• [DATA]:
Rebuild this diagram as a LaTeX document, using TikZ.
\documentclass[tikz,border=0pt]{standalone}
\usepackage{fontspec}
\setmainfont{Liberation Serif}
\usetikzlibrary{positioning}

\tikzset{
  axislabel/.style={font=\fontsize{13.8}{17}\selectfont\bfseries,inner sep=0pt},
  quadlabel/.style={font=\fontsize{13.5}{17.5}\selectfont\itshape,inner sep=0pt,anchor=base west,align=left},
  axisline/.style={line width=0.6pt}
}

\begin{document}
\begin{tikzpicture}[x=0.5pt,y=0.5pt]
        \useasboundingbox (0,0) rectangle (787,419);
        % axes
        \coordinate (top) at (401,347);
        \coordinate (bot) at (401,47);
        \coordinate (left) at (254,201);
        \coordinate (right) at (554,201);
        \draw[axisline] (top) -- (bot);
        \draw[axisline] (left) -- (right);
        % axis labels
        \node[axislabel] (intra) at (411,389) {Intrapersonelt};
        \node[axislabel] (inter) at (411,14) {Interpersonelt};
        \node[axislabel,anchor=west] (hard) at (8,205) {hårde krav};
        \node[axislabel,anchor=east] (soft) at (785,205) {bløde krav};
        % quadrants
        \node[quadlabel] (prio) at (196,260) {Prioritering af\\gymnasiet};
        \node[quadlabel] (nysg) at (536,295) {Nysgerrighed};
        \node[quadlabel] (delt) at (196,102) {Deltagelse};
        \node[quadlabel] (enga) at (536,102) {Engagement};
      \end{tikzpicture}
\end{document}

• [EXERCISE]: Output all of the data again, exactly.

• [SOLUTION]:
Rebuild this diagram as a LaTeX document, using TikZ.
\documentclass[tikz,border=0pt]{standalone}
\usepackage{fontspec}
\setmainfont{Liberation Serif}
\usetikzlibrary{positioning}

\tikzset{
  axislabel/.style={font=\fontsize{13.8}{17}\selectfont\bfseries,inner sep=0pt},
  quadlabel/.style={font=\fontsize{13.5}{17.5}\selectfont\itshape,inner sep=0pt,anchor=base west,align=left},
  axisline/.style={line width=0.6pt}
}

\begin{document}
\begin{tikzpicture}[x=0.5pt,y=0.5pt]
        \useasboundingbox (0,0) rectangle (787,419);
        % axes
        \coordinate (top) at (401,347);
        \coordinate (bot) at (401,47);
        \coordinate (left) at (254,201);
        \coordinate (right) at (554,201);
        \draw[axisline] (top) -- (bot);
        \draw[axisline] (left) -- (right);
        % axis labels
        \node[axislabel] (intra) at (411,389) {Intrapersonelt};
        \node[axislabel] (inter) at (411,14) {Interpersonelt};
        \node[axislabel,anchor=west] (hard) at (8,205) {hårde krav};
        \node[axislabel,anchor=east] (soft) at (785,205) {bløde krav};
        % quadrants
        \node[quadlabel] (prio) at (196,260) {Prioritering af\\gymnasiet};
        \node[quadlabel] (nysg) at (536,295) {Nysgerrighed};
        \node[quadlabel] (delt) at (196,102) {Deltagelse};
        \node[quadlabel] (enga) at (536,102) {Engagement};
      \end{tikzpicture}
\end{document}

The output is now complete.